Tuesday, October 2, 2012

Supply Chain Visibility


As we consider the role of IT in current supply chain thinking, it is easy to get lost in prophesies of doom as in Rettig [1] or fall into the trap of thinking that carefully considered IT implementations can cure all of our woes.

One evolving aspect of supply chain development is the concept of Visibility – it is impossible to begin casting about for information on current thinking without encountering references to visibility and how to maximize it.

Check out this verbiage:

Infosys unveils enhanced Supply Chain Visibility & Collaboration Product Suite 
“New and enhanced product suite enables organizations to leverage closed loop analytics for unlocking efficiencies and strengthening their supply chain for collaborative decision making and actionable insights.” [2]

Sounds impressive, doesn’t it?

In short, the concept of Supply Chain Visibility simply refers to methods that make it easier for participants in a supply chain to see where everyone else is, ideally in real-time. For a supplier this might mean being able to track a customer’s inventory and current rate of consumption so that they are ready to produce and deliver when the customer needs to be restocked, but not before. For a manufacturer, “visibility” might mean real-time tracking of an anticipated delivery in order to adjust the tooling of a specific production line “just in time” in order to minimize disruption to work flow. The more various players in a given supply chain know about the state of their counterparts upstream and downstream, the more efficient their operations can become.
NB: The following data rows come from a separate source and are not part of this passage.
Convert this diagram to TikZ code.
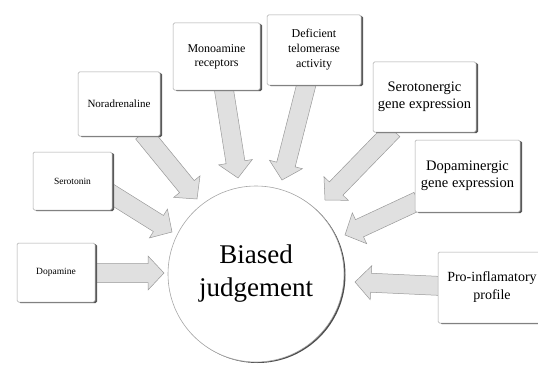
\documentclass[tikz,border=0pt]{standalone}
\usepackage{fontspec}
\setmainfont{Liberation Serif}
\usetikzlibrary{calc,shadows,backgrounds}
\tikzset{
  x=1pt,y=1pt,
  boxnode/.style={draw=black!35, line width=0.5pt, fill=white, rounded corners=1.5pt,
    align=center, inner sep=2pt,
    drop shadow={shadow xshift=2pt, shadow yshift=-1pt, fill=black!65, opacity=1}},
  centernode/.style={circle, draw=black!35, line width=0.6pt, fill=white,
    minimum size=176pt, align=center, inner sep=0pt,
    drop shadow={shadow xshift=1.5pt, shadow yshift=-1pt, fill=black!70, opacity=1}},
  barrowstyle/.style={draw=black!40, line width=0.5pt, fill=black!12, line join=miter}
}
\newcommand\barrow[2]{%
  \coordinate (hb) at ($(#2)!16pt!(#1)$);
  \draw[barrowstyle] ($(#1)!9.5pt!90:(#2)$) -- ($(hb)!9.5pt!90:(#2)$)
    -- ($(hb)!17pt!90:(#2)$) -- (#2) -- ($(hb)!17pt!-90:(#2)$)
    -- ($(hb)!9.5pt!-90:(#2)$) -- ($(#1)!9.5pt!-90:(#2)$) -- cycle;}
\begin{document}
\begin{tikzpicture}
\useasboundingbox (0,0) rectangle (538,365);
% boxes
\node[boxnode, minimum width=87pt, minimum height=67pt, font=\fontsize{12}{14}\selectfont] (mono) at (216.5,308.5) {Monoamine\\receptors};
\node[boxnode, minimum width=82pt, minimum height=64pt, font=\fontsize{11}{12}\selectfont] (nor) at (119,261) {Noradrenaline};
\node[boxnode, minimum width=79pt, minimum height=58pt, font=\fontsize{9.5}{10}\selectfont] (ser) at (72.5,184) {Serotonin};
\node[boxnode, minimum width=78pt, minimum height=59pt, font=\fontsize{9.5}{10}\selectfont] (dop) at (56,92.5) {Dopamine};
\node[boxnode, minimum width=94pt, minimum height=70pt, font=\fontsize{12}{15}\selectfont] (def) at (314,315) {Deficient\\telomerase\\activity};
\node[boxnode, minimum width=103pt, minimum height=70pt, font=\fontsize{14.5}{17}\selectfont] (sgx) at (424.5,268) {Serotonergic\\gene expression};
\node[boxnode, minimum width=105pt, minimum height=72pt, font=\fontsize{14.5}{17}\selectfont] (dgx) at (467.5,189) {Dopaminergic\\gene expression};
\node[boxnode, minimum width=108pt, minimum height=71pt, font=\fontsize{14}{18}\selectfont] (pro) at (492,77.5) {Pro-inflamatory\\profile};
% centre
\node[centernode, font=\fontsize{27}{33}\selectfont] (bj) at (256,91) {Biased\\judgement};
% arrow ends
\coordinate (s1) at (90,92);   \coordinate (t1) at (164,92);
\coordinate (s2) at (108,173); \coordinate (t2) at (172,133);
\coordinate (s3) at (143,232); \coordinate (t3) at (197,166);
\coordinate (s4) at (223.5,278); \coordinate (t4) at (238,187);
\coordinate (s5) at (307,283); \coordinate (t5) at (282,185);
\coordinate (s6) at (393,235); \coordinate (t6) at (325,165);
\coordinate (s7) at (418,164); \coordinate (t7) at (345,130);
\coordinate (s8) at (442,79);  \coordinate (t8) at (355,83);
\begin{pgfonlayer}{background}
\barrow{s1}{t1}
\barrow{s2}{t2}
\barrow{s3}{t3}
\barrow{s4}{t4}
\barrow{s5}{t5}
\barrow{s6}{t6}
\barrow{s7}{t7}
\barrow{s8}{t8}
\end{pgfonlayer}
\end{tikzpicture}
\end{document}
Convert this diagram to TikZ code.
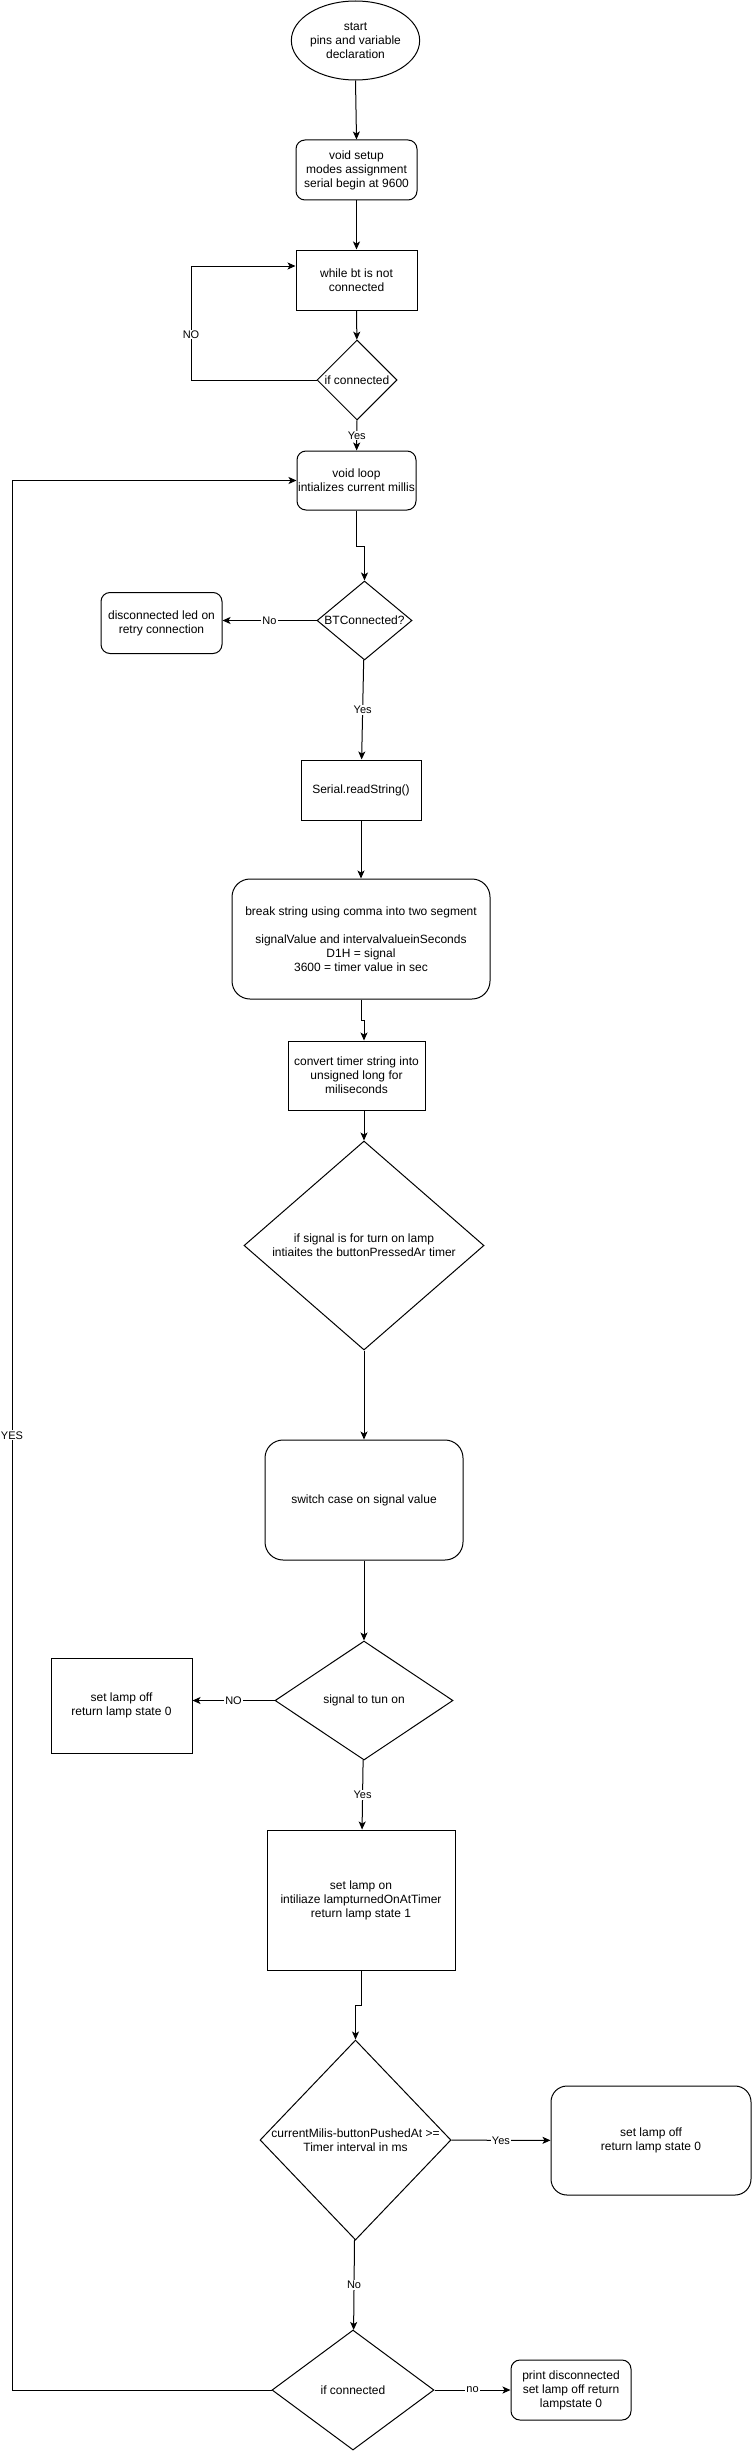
\documentclass[tikz,border=0pt]{standalone}
\usepackage{fontspec}
\setmainfont{Liberation Sans}
\usetikzlibrary{shapes.geometric}
\usetikzlibrary{arrows.meta}

\begin{document}
\begin{tikzpicture}[x=1pt, y=-1pt, line width=1pt,
    >={Stealth[length=8pt,width=7pt,inset=2pt]},
    box/.style={draw, inner sep=0pt, align=center, font=\fontsize{12}{14}\selectfont},
    rbox/.style={box, rounded corners=9pt},
    decision/.style={draw, diamond, inner sep=0pt},
    dtext/.style={inner sep=0pt, align=center, font=\fontsize{12}{14}\selectfont},
    lbl/.style={fill=white, inner sep=1pt, font=\fontsize{11}{13}\selectfont}]
    \useasboundingbox (0,0) rectangle (752,2451);

    \node[box, ellipse, minimum width=121pt, minimum height=79pt] (start) at (355.5,40.5) {start\\pins and variable\\declaration};
    \node[rbox, minimum width=121pt, minimum height=60pt] (setup) at (356.5,170) {void setup\\modes assignment\\serial begin at 9600};
    \node[box, minimum width=121pt, minimum height=60pt] (while) at (356.5,280) {while bt is not\\connected};
    \node[decision, minimum width=80pt, minimum height=80pt, label={[dtext]center:if connected}] (ifcon) at (357,380) {};
    \node[rbox, minimum width=119pt, minimum height=59pt] (loop) at (356.5,480.5) {void loop\\intializes current millis};

    \node[decision, minimum width=95pt, minimum height=79pt, label={[dtext]center:BTConnected?}] (bt) at (364.5,620.5) {};
    \node[rbox, minimum width=121pt, minimum height=61pt] (discled) at (161.5,623) {disconnected led on\\retry connection};
    \node[box, minimum width=120pt, minimum height=60pt] (serial) at (361,790) {Serial.readString()};
    \node[rbox, rounded corners=18pt, minimum width=258pt, minimum height=120pt] (split) at (361,939) {break string using comma into two segment\\[14pt]signalValue and intervalvalueinSeconds\\D1H = signal\\3600 = timer value in sec};
    \node[box, minimum width=137pt, minimum height=69pt] (convert) at (356.5,1075.5) {convert timer string into\\unsigned long for\\miliseconds};

    \node[decision, minimum width=240pt, minimum height=209pt, label={[dtext]center:{if signal is for turn on lamp\\intiaites the buttonPressedAr timer}}] (lampsig) at (364,1245.5) {};
    \node[rbox, rounded corners=18pt, minimum width=198pt, minimum height=120pt] (switch) at (364,1500) {switch case on signal value};
    \node[decision, minimum width=178pt, minimum height=119pt, label={[dtext]center:signal to tun on}] (turnon) at (364,1700.5) {};
    \node[box, minimum width=141pt, minimum height=95pt] (lampoff) at (121.5,1705.5) {set lamp off\\return lamp state 0};
    \node[box, minimum width=188pt, minimum height=140pt] (lampon) at (361,1900) {set lamp on\\intiliaze lampturnedOnAtTimer\\return lamp state 1};

    \node[decision, minimum width=191pt, minimum height=200pt, label={[dtext]center:{currentMilis-buttonPushedAt >=\\Timer interval in ms}}] (timer) at (355.5,2140) {};
    \node[rbox, rounded corners=16pt, minimum width=200pt, minimum height=109pt] (timeoff) at (651,2140.5) {set lamp off\\return lamp state 0};
    \node[decision, minimum width=162pt, minimum height=120pt, label={[dtext]center:if connected}] (ifcon2) at (353,2390) {};
    \node[rbox, minimum width=120pt, minimum height=60pt] (printdc) at (571,2390) {print disconnected\\set lamp off return\\lampstate 0};

    \coordinate (nobend) at (191,380);
    \coordinate (yesbend) at (12,2390);

    \draw[arrows=->] (start.south) -- (setup.north);
    \draw[arrows=->] (setup) -- (while);
    \draw[arrows=->] (while) -- (ifcon);
    \draw[arrows=->] (ifcon.west) -- (nobend) |- node[lbl, pos=0.2] (lblno1) {NO} ([yshift=14pt]while.west);
    \draw[arrows=->] (ifcon) -- node[lbl] (lblyes1) {Yes} (loop);
    \draw[arrows=->] (loop.south) -- ++(0,36) -| (bt.north);
    \draw[arrows=->] (bt.west) -- node[lbl] (lblno2) {No} (bt.west -| discled.east);
    \draw[arrows=->] (bt) -- node[lbl] (lblyes2) {Yes} (serial);
    \draw[arrows=->] (serial) -- (split);
    \draw[arrows=->] (split.south) -- ++(0,21) -| (convert.north -| lampsig.north);
    \draw[arrows=->] (convert.south -| lampsig.north) -- (lampsig.north);
    \draw[arrows=->] (lampsig) -- (switch);
    \draw[arrows=->] (switch) -- (turnon);
    \draw[arrows=->] (turnon.west) -- node[lbl] (lblno3) {NO} (turnon.west -| lampoff.east);
    \draw[arrows=->] (turnon) -- node[lbl] (lblyes3) {Yes} (lampon);
    \draw[arrows=->] (lampon.south) -- ++(0,35) -| (timer.north);
    \draw[arrows=->] (timer) -- node[lbl] (lblyes4) {Yes} (timeoff);
    \draw[arrows=->] (timer) -- node[lbl] (lblno4) {No} (ifcon2);
    \draw[arrows=->] (ifcon2) -- node[lbl] (lblno5) {no} (printdc);
    \draw[arrows=->] (ifcon2.west) -- (yesbend) |- node[lbl, pos=0.25] (lblyes5) {YES} (loop.west);
\end{tikzpicture}
\end{document}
Supply chain visibility is a game changer, and there are a lot of players in the arean looking at ways to monetize it or integrate it into their existing set of processes. Here’s the thing: the entire concept is impossible without ubiquitous IT.

Question:
It is becoming cheaper to gather real-time information on the current state of any given component of a supply chain. What low-overhead game-changing uses for that information are yet to be realized? Where can you find “low hanging fruit” for your industry or application?